Via Franca

Via Franca

quarta-feira, 29 de julho de 2020

Quarentena - 29º dia


Vinte e nove de abril... Quarta-feira...
O grande barato é a felicidade dele quando os netinhos vem visitá-lo... Parece que ele fica até mais forte... Dá uma alegria imensurável observar como a nossa caçulinha, a Dudinha, curte fazer graça para o meu pai. Ele pede para ela fazer carinho nele e ela atende, prontamente... Gosta de chamar o vovô para passear no quarteirão ou andar de carrinho na praça do bairro... E entende que agora o vovô não pode ir... Daí, pega os seus brinquedos, espalha tudo no chão da sala (onde o meu pai fica a maior parte do tempo, nesta fase de convalescência) e fica por horas brincando e tagarelando com ele...
Ele sempre gostou da presença de crianças e, desde sempre, foi muito carinhoso e atencioso conosco, seus filhos.

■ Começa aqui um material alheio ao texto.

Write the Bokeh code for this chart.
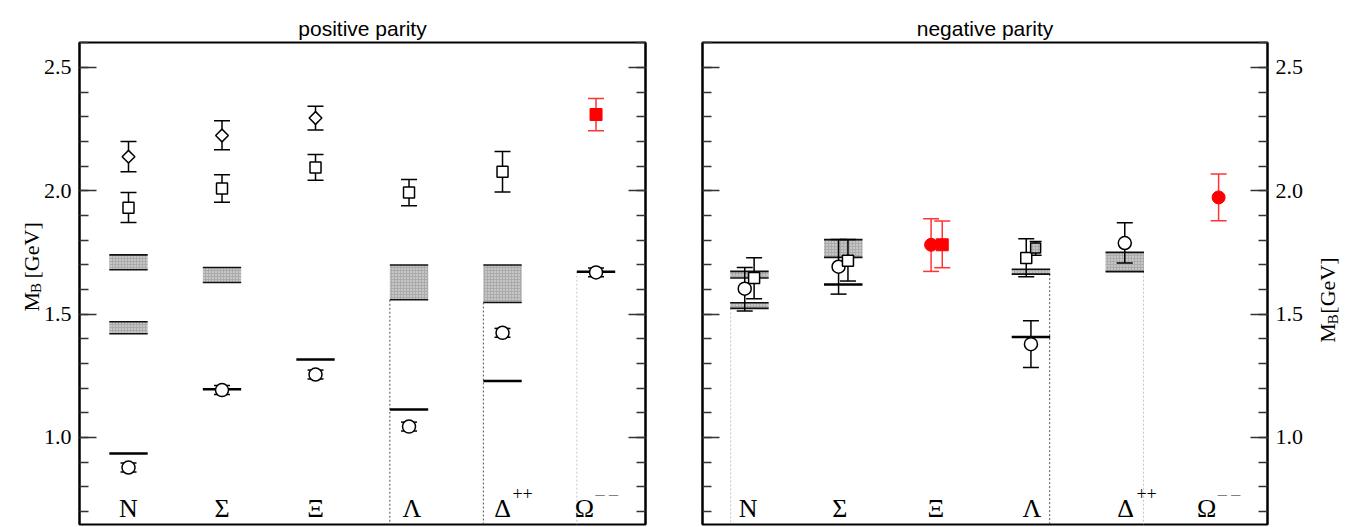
import math
from bokeh.plotting import figure
from bokeh.models import Range1d, LinearAxis, FixedTicker, PrintfTickFormatter
from bokeh.layouts import row
from bokeh.embed import file_html
from bokeh.resources import INLINE
from bokeh.core.properties import value

SERIF = "Liberation Serif"
SANS = "Liberation Sans"

# ---------------- data ----------------
cat_labels = ["N", "Σ", "Ξ", "Λ", "Δ", "Ω"]
sup_labels = ["++", "– –"]
y_ticks = [1.0, 1.5, 2.0, 2.5]
y_minor = [0.7, 0.8, 0.9, 1.0, 1.1, 1.2, 1.3, 1.4, 1.5, 1.6, 1.7, 1.8, 1.9, 2.0, 2.1, 2.2, 2.3, 2.4, 2.5, 2.6]
titles = ["positive parity", "negative parity"]
ylabel_parts = ["M", "B", "[GeV]"]

# positive parity
pos_cat_x = [1.0, 2.0, 3.0, 4.03, 5.0, 5.876]
pos_sup_x = [5.106, 5.994]

pos_dia_x = [1, 2, 3]
pos_dia_y = [2.138, 2.224, 2.295]
pos_dia_lo = [2.077, 2.166, 2.246]
pos_dia_hi = [2.200, 2.284, 2.343]

pos_sq_x = [1, 2, 3, 4, 5]
pos_sq_y = [1.931, 2.009, 2.094, 1.993, 2.077]
pos_sq_lo = [1.871, 1.953, 2.043, 1.939, 1.995]
pos_sq_hi = [1.993, 2.065, 2.147, 2.046, 2.159]

pos_red_sq_x = [6]
pos_red_sq_y = [2.309]
pos_red_sq_lo = [2.243]
pos_red_sq_hi = [2.374]

pos_circ_x = [1, 2, 3, 4, 5, 6]
pos_circ_y = [0.878, 1.192, 1.255, 1.044, 1.424, 1.669]
pos_circ_lo = [0.860, 1.174, 1.237, 1.026, 1.406, 1.651]
pos_circ_hi = [0.896, 1.210, 1.273, 1.062, 1.442, 1.687]

pos_line_x = [1, 2, 3, 4, 5, 6]
pos_line_y = [0.935, 1.195, 1.316, 1.113, 1.229, 1.672]

pos_band_x = [1, 1, 2, 4, 5]
pos_band_lo = [1.680, 1.420, 1.628, 1.558, 1.547]
pos_band_hi = [1.740, 1.469, 1.689, 1.699, 1.699]

pos_vdark_x = [3.795, 4.795]
pos_vdark_top = [1.558, 1.547]
pos_vlight_x = [5.795]
pos_vlight_top = [1.672]

# negative parity
neg_cat_x = [0.986, 1.964, 2.986, 4.01, 5.01, 5.872]
neg_sup_x = [5.124, 5.99]

neg_circ_x = [0.95, 1.95, 4.0, 5.0]
neg_circ_y = [1.603, 1.692, 1.378, 1.788]
neg_circ_lo = [1.513, 1.581, 1.283, 1.707]
neg_circ_hi = [1.689, 1.802, 1.473, 1.870]

neg_sq_x = [1.05, 2.05, 3.95]
neg_sq_y = [1.646, 1.716, 1.727]
neg_sq_lo = [1.562, 1.634, 1.651]
neg_sq_hi = [1.728, 1.802, 1.805]

neg_shsq_x = [4.05]
neg_shsq_y = [1.768]
neg_shsq_lo = [1.739]
neg_shsq_hi = [1.794]

neg_red_circ_x = [2.936, 6.0]
neg_red_circ_y = [1.781, 1.973]
neg_red_circ_lo = [1.673, 1.878]
neg_red_circ_hi = [1.886, 2.068]

neg_red_sq_x = [3.055]
neg_red_sq_y = [1.781]
neg_red_sq_lo = [1.688]
neg_red_sq_hi = [1.877]

neg_band_x = [1, 1, 2, 4, 5]
neg_band_lo = [1.646, 1.523, 1.730, 1.662, 1.672]
neg_band_hi = [1.673, 1.546, 1.802, 1.682, 1.750]

neg_line_x = [2, 4]
neg_line_y = [1.620, 1.407]

neg_vdark_x = [4.2]
neg_vdark_top = [1.662]
neg_vlight_x = [0.8, 5.2]
neg_vlight_top = [1.523, 1.672]

# ---------------- styling helpers ----------------
H = 527
Y0, Y1 = 0.647, 2.601
HW = 0.205
RED = "#ff0000"
RED_BAR = "#ff3535"
BAND_FILL = "#ababab"


def make_axis(show_labels):
    ax = LinearAxis(
        ticker=FixedTicker(ticks=y_ticks, minor_ticks=y_minor),
        formatter=PrintfTickFormatter(format="%.1f"),
        major_tick_in=17, major_tick_out=0,
        minor_tick_in=9, minor_tick_out=0,
        major_tick_line_color="#333333", major_tick_line_width=1.6,
        minor_tick_line_color="#333333", minor_tick_line_width=1.6,
        axis_line_color="black", axis_line_width=2,
        major_label_text_font=SERIF, major_label_text_font_size="22px",
        major_label_text_color="black", major_label_standoff=8,
    )
    if not show_labels:
        ax.major_label_text_color = None
        ax.major_label_text_font_size = "1px"
    return ax


def make_fig(width, xr, bl, br, label_side, title_text):
    p = figure(width=width, height=H, x_range=Range1d(*xr), y_range=Range1d(Y0, Y1),
               x_axis_location=None, y_axis_location=None, title=title_text,
               output_backend="svg", toolbar_location=None,
               min_border_left=bl, min_border_right=br, min_border_top=42, min_border_bottom=3)
    p.grid.visible = False
    p.outline_line_color = "black"
    p.outline_line_width = 2
    p.background_fill_color = "white"
    p.border_fill_color = None
    p.title.align = "center"
    p.title.vertical_align = "top"
    p.title.text_font = SANS
    p.title.text_font_size = "21px"
    p.title.text_font_style = "normal"
    p.title.text_color = "black"
    p.title.standoff = 2
    p.title.offset = 0
    p.add_layout(make_axis(label_side == "left"), "left")
    p.add_layout(make_axis(label_side == "right"), "right")
    return p


def label_fig(width, base_x, anchor_y, side):
    q = figure(width=width, height=H, x_range=Range1d(0, width), y_range=Range1d(0, H),
               x_axis_location=None, y_axis_location=None,
               output_backend="svg", toolbar_location=None, min_border=0)
    q.grid.visible = False
    q.outline_line_color = None
    q.background_fill_color = None
    q.border_fill_color = None
    common = dict(angle=math.pi / 2, text_baseline="alphabetic",
                  text_font=value(SERIF), text_color="black")
    if side == "left":
        # anchor_y = lower end of the label, text grows upwards
        q.text(x=[base_x], y=[anchor_y], text=[ylabel_parts[0]], text_align="left",
               text_font_size="22px", **common)
        q.text(x=[base_x + 5], y=[anchor_y + 20], text=[ylabel_parts[1]], text_align="left",
               text_font_size="15px", **common)
        q.text(x=[base_x], y=[anchor_y + 36], text=[ylabel_parts[2]], text_align="left",
               text_font_size="22px", **common)
    else:
        # anchor_y = upper end of the label, text ends there
        q.text(x=[base_x], y=[anchor_y], text=[ylabel_parts[2]], text_align="right",
               text_font_size="22px", **common)
        q.text(x=[base_x + 5], y=[anchor_y - 62], text=[ylabel_parts[1]], text_align="right",
               text_font_size="15px", **common)
        q.text(x=[base_x], y=[anchor_y - 72], text=[ylabel_parts[0]], text_align="right",
               text_font_size="22px", **common)
    return q


def vlines(p, xs, tops, color):
    p.segment(x0=xs, y0=tops, x1=xs, y1=[Y0] * len(xs), line_color=color,
              line_width=1, line_dash="2 2")


def bands(p, xs, lo, hi):
    p.quad(left=[x - HW for x in xs], right=[x + HW for x in xs], bottom=lo, top=hi,
           fill_color=BAND_FILL, hatch_pattern="dot", hatch_color="#ececec",
           hatch_scale=3, hatch_weight=1, line_color=None)
    p.segment(x0=[x - HW for x in xs], x1=[x + HW for x in xs], y0=hi, y1=hi,
              line_color="#111111", line_width=1.6)
    p.segment(x0=[x - HW for x in xs], x1=[x + HW for x in xs], y0=lo, y1=lo,
              line_color="#111111", line_width=1.6)


def hlines(p, xs, ys):
    p.segment(x0=[x - HW for x in xs], x1=[x + HW for x in xs], y0=ys, y1=ys,
              line_color="black", line_width=2.5)


def errbars(p, xs, lo, hi, color="black", cap=16):
    p.segment(x0=xs, x1=xs, y0=lo, y1=hi, line_color=color, line_width=1.5)
    p.scatter(x=list(xs) + list(xs), y=list(lo) + list(hi), marker="dash", size=cap,
              line_color=color, line_width=1.5)


def cat_text(p, xs, sup_xs):
    p.text(x=xs, y=[0.710] * len(xs), text=cat_labels, text_font=value(SERIF),
           text_font_size="26px", text_align="center", text_baseline="alphabetic",
           text_color="black")
    p.text(x=[sup_xs[0]], y=[0.771], text=[sup_labels[0]], text_font=value(SERIF),
           text_font_size="18px", text_align="left", text_baseline="alphabetic",
           text_color="black")
    p.text(x=[sup_xs[1]], y=[0.771], text=[sup_labels[1]], text_font=value(SERIF),
           text_font_size="18px", text_align="left", text_baseline="alphabetic",
           text_color="#808080")


# ---------------- y-axis label panels ----------------
lab_left = label_fig(100, 30.5, 233, "left")
lab_right = label_fig(100, 71, 292, "right")
lab_right.margin = (0, 0, 0, -50)

# ---------------- positive parity ----------------
p1 = make_fig(632, (0.476, 6.529), 39, 27, "left", titles[0])
p1.margin = (0, 0, 0, -60)
vlines(p1, pos_vdark_x, pos_vdark_top, "#555555")
vlines(p1, pos_vlight_x, pos_vlight_top, "#c4c4c4")
bands(p1, pos_band_x, pos_band_lo, pos_band_hi)
hlines(p1, pos_line_x, pos_line_y)
errbars(p1, pos_dia_x, pos_dia_lo, pos_dia_hi)
errbars(p1, pos_sq_x, pos_sq_lo, pos_sq_hi)
errbars(p1, pos_circ_x, pos_circ_lo, pos_circ_hi)
errbars(p1, pos_red_sq_x, pos_red_sq_lo, pos_red_sq_hi, color=RED_BAR)
p1.scatter(pos_dia_x, pos_dia_y, marker="square", angle=math.pi / 4, size=9,
           fill_color="white", line_color="black", line_width=1.5)
p1.scatter(pos_sq_x, pos_sq_y, marker="square", size=11,
           fill_color="white", line_color="black", line_width=1.5)
p1.scatter(pos_circ_x, pos_circ_y, marker="circle", size=13,
           fill_color="white", line_color="black", line_width=1.5)
p1.scatter(pos_red_sq_x, pos_red_sq_y, marker="square", size=12,
           fill_color=RED, line_color=RED, line_width=1)
cat_text(p1, pos_cat_x, pos_sup_x)

# ---------------- negative parity ----------------
p2 = make_fig(634, (0.5, 6.521), 30, 38, "right", titles[1])
vlines(p2, neg_vdark_x, neg_vdark_top, "#555555")
vlines(p2, neg_vlight_x, neg_vlight_top, "#c4c4c4")
bands(p2, neg_band_x, neg_band_lo, neg_band_hi)
hlines(p2, neg_line_x, neg_line_y)
errbars(p2, neg_circ_x, neg_circ_lo, neg_circ_hi)
errbars(p2, neg_sq_x, neg_sq_lo, neg_sq_hi)
errbars(p2, neg_shsq_x, neg_shsq_lo, neg_shsq_hi, cap=12)
errbars(p2, neg_red_circ_x, neg_red_circ_lo, neg_red_circ_hi, color=RED_BAR)
errbars(p2, neg_red_sq_x, neg_red_sq_lo, neg_red_sq_hi, color=RED_BAR)
p2.scatter(neg_circ_x, neg_circ_y, marker="circle", size=13,
           fill_color="white", line_color="black", line_width=1.5)
p2.scatter(neg_sq_x, neg_sq_y, marker="square", size=11,
           fill_color="white", line_color="black", line_width=1.5)
p2.scatter(neg_shsq_x, neg_shsq_y, marker="square", size=10,
           fill_color=BAND_FILL, hatch_pattern="dot", hatch_color="#ececec",
           hatch_scale=3, line_color="black", line_width=1.5)
p2.scatter(neg_red_circ_x, neg_red_circ_y, marker="circle", size=13,
           fill_color=RED, line_color=RED, line_width=1)
p2.scatter(neg_red_sq_x, neg_red_sq_y, marker="square", size=12,
           fill_color=RED, line_color=RED, line_width=1)
cat_text(p2, neg_cat_x, neg_sup_x)

layout = row(lab_left, p1, p2, lab_right)
open("out.html", "w").write(file_html(layout, INLINE))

Desde o nascimento da Isa, sua primeira netinha, há dez anos, voltamos a ter crianças em casa. Observando a maneira como ele sempre cuidava dos netinhos, lembrou-me muito o amor que eu e as minhas irmãs recebíamos de El Cid, desde sempre. Inclusive, a relação do apelido dele, Cid, de Edercides, com o título de "Sidi" (senhor, em árabe dos mouros), mais a relação com o lendário herói ibérico medieval, o genuíno "El Cid", vem da minha imaginação infantil, relacionando-o às proezas do cavaleiro de capa e espada... Tempos depois, pude conhecer a história do mitológico espanhol, em um livro que era do meu próprio pai (uma edição de bolso, parecida com aquelas da saudosa Ediouro, da década de 70) e, daí para frente, o seu "Edercides" transformou-se, para mim, em "El Cid".

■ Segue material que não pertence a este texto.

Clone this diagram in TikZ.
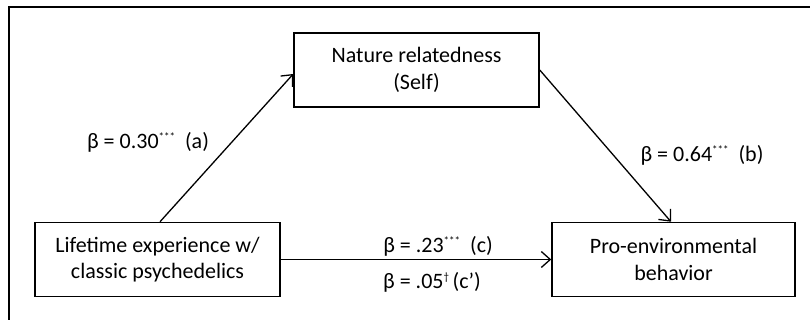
\documentclass[tikz,border=0pt]{standalone}
\usepackage{fontspec}
\setmainfont{Carlito}
\usetikzlibrary{arrows.meta,calc}
\newcommand{\supmark}[1]{\raisebox{8pt}{\fontsize{11}{11}\selectfont #1}}
\begin{document}
\begin{tikzpicture}[x=1pt,y=-1pt,
  box/.style={draw, line width=1.5pt, minimum width=245pt, minimum height=74pt, align=center, inner sep=0pt, font=\fontsize{22}{26.5}\selectfont},
  lbl/.style={inner sep=0pt, font=\fontsize{22}{26}\selectfont},
  arr/.style={line width=1.3pt, -{Straight Barb[length=9pt,width=16pt,line width=1.3pt]}}]
\useasboundingbox (0,0) rectangle (810,320);
\draw[line width=1.3pt] (9,320) -- (9,7) -- (810,7);
\node[box] (T) at (416.5,70) {Nature relatedness\\(Self)};
\node[box] (L) at (157.5,259.5) {Lifetime experience w/\\classic psychedelics};
\node[box, minimum width=243pt] (R) at (673.5,259.5) {Pro-environmental\\behavior};
\draw[arr] ($(L.north)+(2.5,0)$) -- ($(T.west)+(0,4)$);
\draw[arr] (T.east) -- ($(R.north)+(-2.5,0)$);
\draw[arr] (L.east) -- (R.west);
\node[lbl] (la) at (148,142) {β = 0.30\supmark{***}\ \ (a)};
\node[lbl] (lb) at (702,155) {β = 0.64\supmark{***}\ \ (b)};
\node[lbl] (lc) at (438,246) {β = .23\supmark{***}\ \ (c)};
\node[lbl] (lc2) at (432,282) {β = .05\supmark{†}\,(c’)};
\end{tikzpicture}
\end{document}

Sempre com a ajuda da minha mãe, ele conseguiu sair do nada e construir uma família digna, com um pequeno patrimônio obtido de maneira totalmente honesta, fruto de um trabalho intenso (junto com a minha mãe, mais uma vez, é importante o reforço), que podemos usufruir até hoje, com prazer e gozo comum.

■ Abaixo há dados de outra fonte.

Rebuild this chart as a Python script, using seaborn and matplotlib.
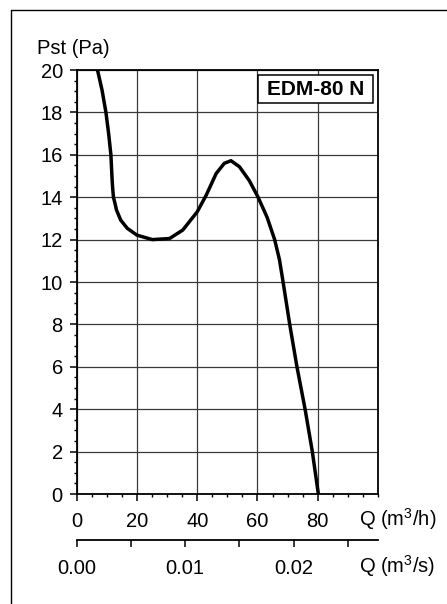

Atualmente, vejo muitos pais "super protetores", tentando criar uma bolha, uma redoma, que possa poupar os filhos de qualquer sofrimento ou frustração. É uma característica dessa nova geração, a qual me enquadro... O objetivo maior deles é poupar as suas crias das características negativas da convivência em sociedade... Se fosse possível, eles só transmitiriam alegrias para os seus filhos... Com El Cid e a minha mãe, dona Elenice, foi diferente... A tristeza nos foi apresentada desde cedo e sempre. Cenas ruins e exemplos de desigualdade não nos eram escondidos. A prioridade sempre foi a alegria, mas quando acontecia algum imprevisto desagradável, uma situação frustrante ou até mesmo a morte de parentes ou conhecidos não éramos poupados da conversa ou da sua apresentação, "in loco"... Mostrar-nos o lado triste da vida nunca foi crueldade ou "falta de tato", pelo contrário, tinha a intenção de desenvolver em nós a compaixão e a solidariedade... Na nossa casa sempre tivemos amor e um senso claro de justiça, mas este lance de poder enxergar a vida como ela é, de fato, foi fundamental para moldar o nosso caráter... 
Nunca nos deixaram de lado... O que um fazia, todos faziam. Sempre viajávamos juntos, jamais ficava alguém para trás. Quando só podia viajar o casal, eles não iam... Ou saíamos todos juntos ou eles não iam.
Ele, junto com a dona Elenice, desenvolveu em nós, o sentido exato do termo "família".
"Tutu Marambá, não venha mais cá, que o pai da menina te manda pegar..." Assim, dormíamos mais calmos. Sentíamos protegidos... Até pouco tempo atrás, eu já com quase cinquenta anos, um metro e noventa, mais de cem quilos, ao ouvir algum barulho, gritava "paaiii"... Esta sensação de segurança, só mesmo um lendário herói, como El Cid, pode proporcionar... O meu herói, o nosso exemplo vivo.